我們現在已經能在安卓上播放視頻畫面了,但是聲音部分還是缺失的,這篇博客就來把視頻的音頻播放模塊也加上。

爲了音頻和視頻可以分別解碼播放,我們需要對之前的代碼做重構,將媒體流的讀取和解碼解耦:

MediaReader從文件流中讀取出AVPacket交由VideoStreamDecoder和AudioStreamDecoder做視頻與音頻的解碼。我們在MediaReader里加上線程安全機制,使得視頻和音頻可以分別在各自的工作線程中進行解碼。

音頻分⽚(plane)與打包(packed)

解碼出來的AVFrame,它的data字段放的是視頻像素數據或者音頻的PCM裸流數據,linesize字段放的是對齊後的畫面行長度或者音頻的分片長度:

   /**
    * For video, size in bytes of each picture line.
    * For audio, size in bytes of each plane.
    *
    * For audio, only linesize[0] may be set.

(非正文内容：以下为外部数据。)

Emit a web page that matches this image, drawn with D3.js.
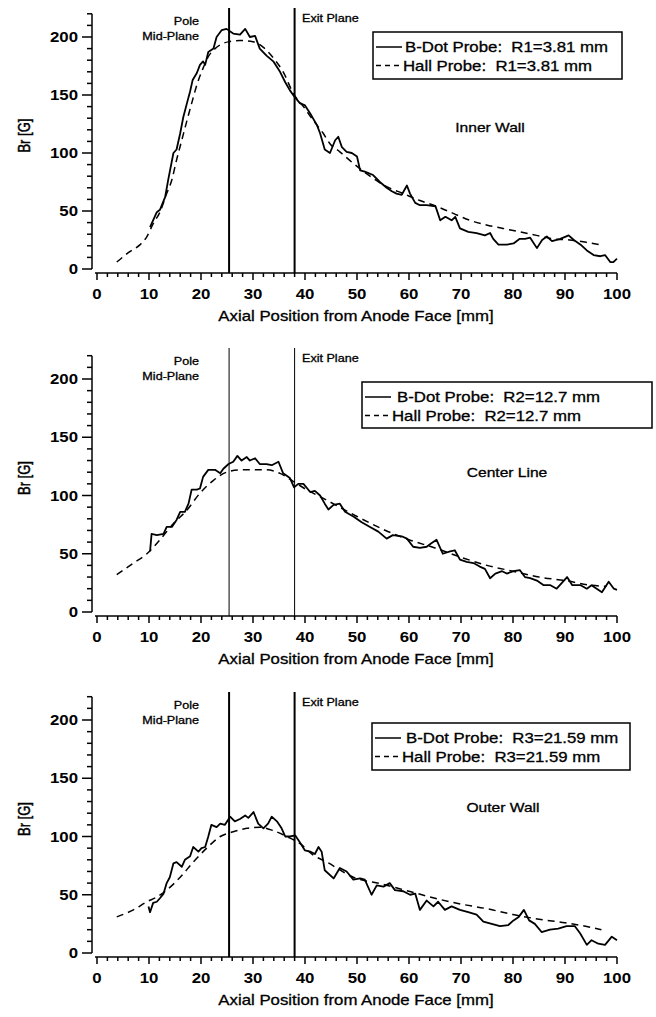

For planar audio, each channel
    * plane must be the same size.
    *
    * For video the linesizes should be multiples of the CPUs alignment
    * preference, this is 16 or 32 for modern desktop CPUs.
    * Some code requires such alignment other code can be slower without
    * correct alignment, for yet other it makes no difference.
    *
    * @note The linesize may be larger than the size of usable data -- there
    * may be extra padding present for performance reasons.
    */
    int linesize[AV_NUM_DATA_POINTERS];

視頻相關的在之前的博客中有介紹,音頻的話可以看到它只有linesize[0]會被設置,如果有多個分片,每個分片的size都是相等的。

要理解這裏的分片size,先要理解音頻數據的兩種存儲格式分⽚(plane)與打包(packed)。以常見的雙聲道音頻爲例子,

分⽚存儲的數據左聲道和右聲道分開存儲,左聲道存儲在data[0],右聲道存儲在data[1],他們的數據buffer的size都是linesize[0]。

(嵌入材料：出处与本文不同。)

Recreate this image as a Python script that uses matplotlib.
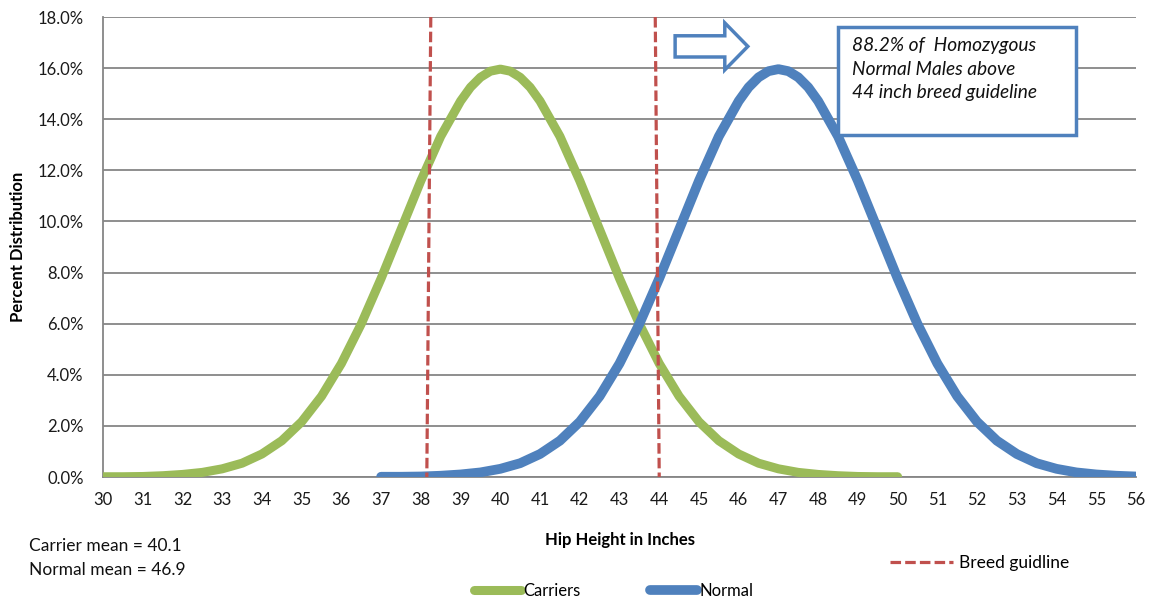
import matplotlib
matplotlib.use('Agg')
import matplotlib.pyplot as plt
import matplotlib.ticker as ticker
from matplotlib.patches import FancyArrow, Rectangle

plt.rcParams['font.family'] = ['Lato', 'DejaVu Sans']

# 数据（从图上读取，单位 %）
carrier_x = [30, 30.5, 31, 31.5, 32, 32.5, 33, 33.5, 34, 34.5, 35, 35.5, 36, 36.5, 37, 37.5,
             38, 38.5, 39, 39.25, 39.5, 39.75, 40, 40.25, 40.5, 40.75, 41, 41.5, 42, 42.5, 43, 43.5,
             44, 44.5, 45, 45.5, 46, 46.5, 47, 47.5, 48, 48.5, 49, 49.5, 50]
carrier_y = [0.01, 0.01, 0.02, 0.05, 0.10, 0.18, 0.32, 0.54, 0.90, 1.42, 2.16, 3.16, 4.44, 5.99, 7.77, 9.68,
             11.59, 13.33, 14.71, 15.25, 15.64, 15.88, 15.96, 15.88, 15.64, 15.25, 14.71, 13.33, 11.59, 9.68,
             7.77, 5.99, 4.44, 3.16, 2.16, 1.42, 0.90, 0.54, 0.32, 0.18, 0.10, 0.05, 0.02, 0.01, 0.01]
normal_x = [37, 37.5, 38, 38.5, 39, 39.5, 40, 40.5, 41, 41.5, 42, 42.5, 43, 43.5, 44, 44.5,
            45, 45.5, 46, 46.25, 46.5, 46.75, 47, 47.25, 47.5, 47.75, 48, 48.5, 49, 49.5, 50, 50.5,
            51, 51.5, 52, 52.5, 53, 53.5, 54, 54.5, 55, 55.5, 56]
normal_y = [0.01, 0.01, 0.02, 0.05, 0.10, 0.18, 0.32, 0.54, 0.90, 1.42, 2.16, 3.16, 4.44, 5.99, 7.77, 9.68,
            11.59, 13.33, 14.71, 15.25, 15.64, 15.88, 15.96, 15.88, 15.64, 15.25, 14.71, 13.33, 11.59, 9.68,
            7.77, 5.99, 4.44, 3.16, 2.16, 1.42, 0.90, 0.54, 0.32, 0.18, 0.10, 0.05, 0.02]
guide_x_top = [38.25, 43.9]
guide_x_bottom = [38.15, 44.0]
x_ticks = list(range(30, 57))
y_ticks = [0, 2, 4, 6, 8, 10, 12, 14, 16, 18]

green = '#9BBB59'
blue = '#4F81BD'
red = '#C0504D'
grid_gray = '#868686'

fig = plt.figure(figsize=(11.5, 6.05), dpi=100)
ax = fig.add_axes([103 / 1150, 1 - 477 / 605, (1136 - 103) / 1150, (477 - 17) / 605])

ax.plot(carrier_x, carrier_y, color=green, lw=6.5, solid_capstyle='round', solid_joinstyle='round',
        label='Carriers', zorder=3)
ax.plot(normal_x, normal_y, color=blue, lw=7, solid_capstyle='round', solid_joinstyle='round',
        label='Normal', zorder=3)
for i in range(len(guide_x_top)):
    ax.plot([guide_x_top[i], guide_x_bottom[i]], [18, 0], color=red, lw=2.3,
            dashes=(3.3, 1.3), label='Breed guidline' if i == 0 else None, zorder=4, clip_on=False)

ax.set_xlim(30, 56)
ax.set_ylim(0, 18)
ax.set_xticks(x_ticks)
ax.set_yticks(y_ticks)
ax.yaxis.set_major_formatter(ticker.FuncFormatter(lambda v, p: '{:.1f}%'.format(v)))
ax.tick_params(length=0, labelsize=12, colors='#1a1a1a')
ax.tick_params(axis='y', pad=14)
ax.tick_params(axis='x', pad=11)
ax.grid(True, axis='y', color=grid_gray, lw=1.3)
ax.set_axisbelow(True)
for s in ['top', 'right']:
    ax.spines[s].set_visible(False)
for s in ['left', 'bottom']:
    ax.spines[s].set_color(grid_gray)
    ax.spines[s].set_linewidth(1.3)

ax.set_xlabel('Hip Height in Inches', fontsize=12, fontweight='bold', labelpad=17)
ax.set_ylabel('Percent Distribution', fontsize=12, fontweight='bold', labelpad=8)

# 箭头和文本框
ax.add_patch(FancyArrow(44.4, 16.85, 1.83, 0, width=0.83, head_width=1.84, head_length=0.58,
                        length_includes_head=True, facecolor='white', edgecolor=blue, lw=2.5,
                        zorder=5))
ax.add_patch(Rectangle((48.5, 13.38), 6.0, 4.23, facecolor='white', edgecolor=blue, lw=2.5, zorder=5))
ax.text(48.85, 17.2, '88.2% of  Homozygous\nNormal Males above\n44 inch breed guideline',
        fontsize=13.8, style='italic', va='top', ha='left', linespacing=1.45, color='#111111', zorder=6)

fig.text(29 / 1150, 1 - 546 / 605, 'Carrier mean = 40.1', fontsize=12.5, va='center', color='#111111')
fig.text(29 / 1150, 1 - 570 / 605, 'Normal mean = 46.9', fontsize=12.5, va='center', color='#111111')

h, l = ax.get_legend_handles_labels()
fig.legend(h[:2], l[:2], loc='center left', bbox_to_anchor=(474 / 1150, 1 - 591 / 605), ncol=2,
           frameon=False, fontsize=12, handlelength=2.8, handletextpad=0.15, columnspacing=4.2,
           borderpad=0, borderaxespad=0)
fig.legend(h[2:], l[2:], loc='center left', bbox_to_anchor=(890 / 1150, 1 - 563 / 605),
           frameon=False, fontsize=12.5, handlelength=3.6, handletextpad=0.4, borderpad=0, borderaxespad=0)

fig.savefig('out.png', dpi=100)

打包存儲的數據按照LRLRLR...的形式交替存儲在data[0]中,這個數據buffer的size是linesize[0]。

AVSampleFormat枚舉音頻的格式,帶P後綴的格式是分配存儲的:

AV_SAMPLE_FMT_U8P,         ///< unsigned 8 bits, planar
AV_SAMPLE_FMT_S16P,        ///< signed 16 bits, planar
AV_SAMPLE_FMT_S32P,        ///< signed 32 bits, planar
AV_SAMPLE_FMT_FLTP,        ///< float, planar
AV_SAMPLE_FMT_DBLP,        ///< double, planar

不帶P後綴的格式是打包存儲的:

AV_SAMPLE_FMT_U8,          ///< unsigned 8 bits
AV_SAMPLE_FMT_S16,         ///< signed 16 bits
AV_SAMPLE_FMT_S32,         ///< signed 32 bits
AV_SAMPLE_FMT_FLT,         ///< float
AV_SAMPLE_FMT_DBL,         ///< double

音頻數據的實際長度

這裏有個坑點備註裏面也寫的很清楚了,linesize標明的大小可能會大於實際的音視頻數據大小,因爲可能會有額外的填充。

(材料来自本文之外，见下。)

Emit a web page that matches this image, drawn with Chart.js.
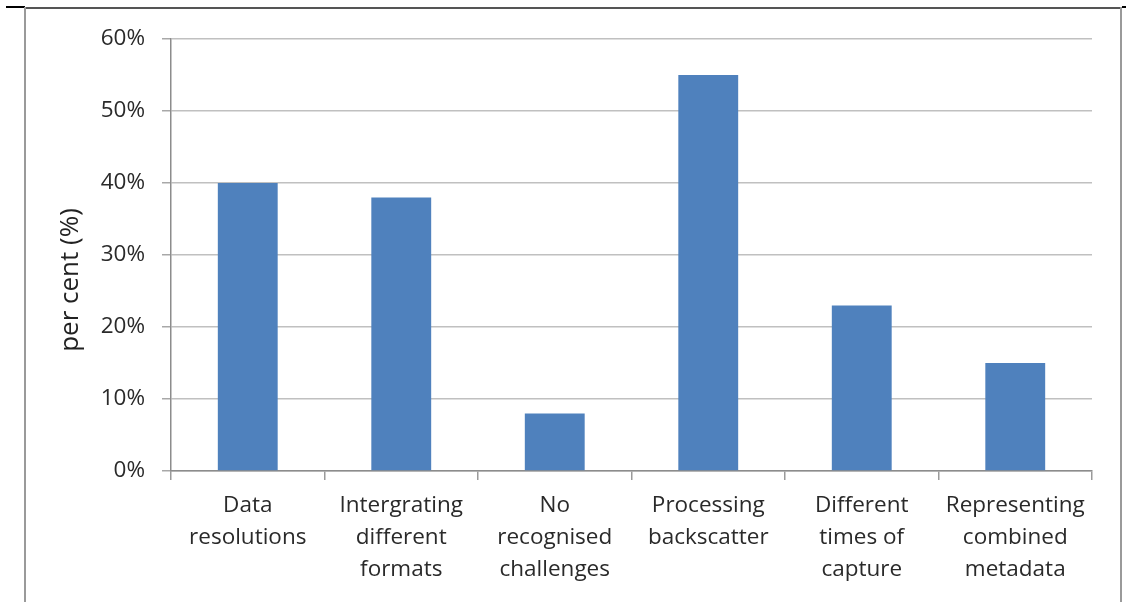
<!DOCTYPE html>
<html>
<head>
<meta charset="utf-8">
<script src="https://cdn.jsdelivr.net/npm/chart.js@4"></script>
<style>
  html, body { margin: 0; padding: 0; background: #fff; width: 1127px; height: 602px; overflow: hidden; }
  #wrap { position: relative; width: 1127px; height: 602px; }
  canvas { position: absolute; left: 0; top: 0; }
  .ln { position: absolute; }
</style>
</head>
<body>
<div id="wrap">
  <canvas id="c" width="1127" height="602"></canvas>
  <div class="ln" style="left:6px;top:6px;width:19px;height:2px;background:#000;"></div>
  <div class="ln" style="left:24px;top:7px;width:1098px;height:2px;background:#555;"></div>
  <div class="ln" style="left:24px;top:7px;width:2px;height:595px;background:#9a9a9a;"></div>
  <div class="ln" style="left:1120px;top:7px;width:2px;height:595px;background:#9a9a9a;"></div>
  <div class="ln" style="left:1122px;top:6px;width:4px;height:2px;background:#000;"></div>
</div>
<script>
const categories = [
  ["Data", "resolutions"],
  ["Intergrating", "different", "formats"],
  ["No", "recognised", "challenges"],
  ["Processing", "backscatter"],
  ["Different", "times of", "capture"],
  ["Representing", "combined", "metadata"]
];
const values = [40, 38, 8, 55, 23, 15];
const yTickValues = [0, 10, 20, 30, 40, 50, 60];
const yTitle = "per cent (%)";

const FONT = "'Open Sans', 'Liberation Sans', sans-serif";
const TEXT = "#2a2a2a";

// Y-axis title drawn as real canvas text, slightly below the axis centre as in the reference
const yTitlePlugin = {
  id: 'yTitlePlugin',
  afterDraw(chart) {
    const ctx = chart.ctx;
    ctx.save();
    ctx.translate(71, 280);
    ctx.rotate(-Math.PI / 2);
    ctx.font = "26px " + FONT;
    ctx.fillStyle = '#222';
    ctx.textAlign = 'center';
    ctx.textBaseline = 'middle';
    ctx.fillText(yTitle, 0, 0);
    ctx.restore();
  }
};

new Chart(document.getElementById('c'), {
  type: 'bar',
  data: {
    labels: categories,
    datasets: [{
      data: values,
      backgroundColor: '#4f81bd',
      borderWidth: 0,
      categoryPercentage: 1.0,
      barPercentage: 0.39
    }]
  },
  plugins: [yTitlePlugin],
  options: {
    responsive: false,
    devicePixelRatio: 1,
    animation: false,
    layout: { padding: { left: 26, top: 39, right: 35, bottom: 0 } },
    plugins: { legend: { display: false }, tooltip: { enabled: false } },
    scales: {
      x: {
        grid: { offset: true, drawOnChartArea: false, tickLength: 9, color: '#9a9a9a', lineWidth: 1.5 },
        border: { color: '#8c8c8c', width: 1.5 },
        ticks: { font: { family: FONT, size: 22.5, lineHeight: 1.42 }, color: TEXT, padding: 10, maxRotation: 0, autoSkip: false },
        afterFit: s => { s.height = 131; }
      },
      y: {
        min: 0, max: 60,
        afterBuildTicks: s => { s.ticks = yTickValues.map(v => ({ value: v })); },
        grid: { color: '#c0c0c0', lineWidth: 1.5, tickLength: 9, tickColor: '#a8a8a8' },
        border: { color: '#8c8c8c', width: 1.5 },
        ticks: { font: { family: FONT, size: 22.5 }, color: TEXT, padding: 17, callback: v => v + '%' },
        title: { display: false, text: yTitle },
        afterFit: s => { s.width = 145; }
      }
    }
  }
});
</script>
</body>
</html>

@note The linesize may be larger than the size of usable data -- there

may be extra padding present for performance reasons.

所以音頻數據實際的長度需要用音頻的參數計算出來:

int channelCount = audioStreamDecoder.GetChannelCount();
int bytePerSample = audioStreamDecoder.GetBytePerSample();
int size = frame->nb_samples * channelCount * bytePerSample;

音頻格式轉換

視頻之前的demo中已經可以使用OpenGL播放,而音頻可以交給OpenSL來播放,之前我寫過一篇《OpenSL ES 學習筆記》詳細的使用細節我就不展開介紹了,直接將代碼拷貝來使用。

但是由於OpenSLES只支持打包的幾種音頻格式:

#define SL_PCMSAMPLEFORMAT_FIXED_8  ((SLuint16) 0x0008)
#define SL_PCMSAMPLEFORMAT_FIXED_16 ((SLuint16) 0x0010)
#define SL_PCMSAMPLEFORMAT_FIXED_20     ((SLuint16) 0x0014)
#define SL_PCMSAMPLEFORMAT_FIXED_24 ((SLuint16) 0x0018)
#define SL_PCMSAMPLEFORMAT_FIXED_28     ((SLuint16) 0x001C)
#define SL_PCMSAMPLEFORMAT_FIXED_32 ((SLuint16) 0x0020)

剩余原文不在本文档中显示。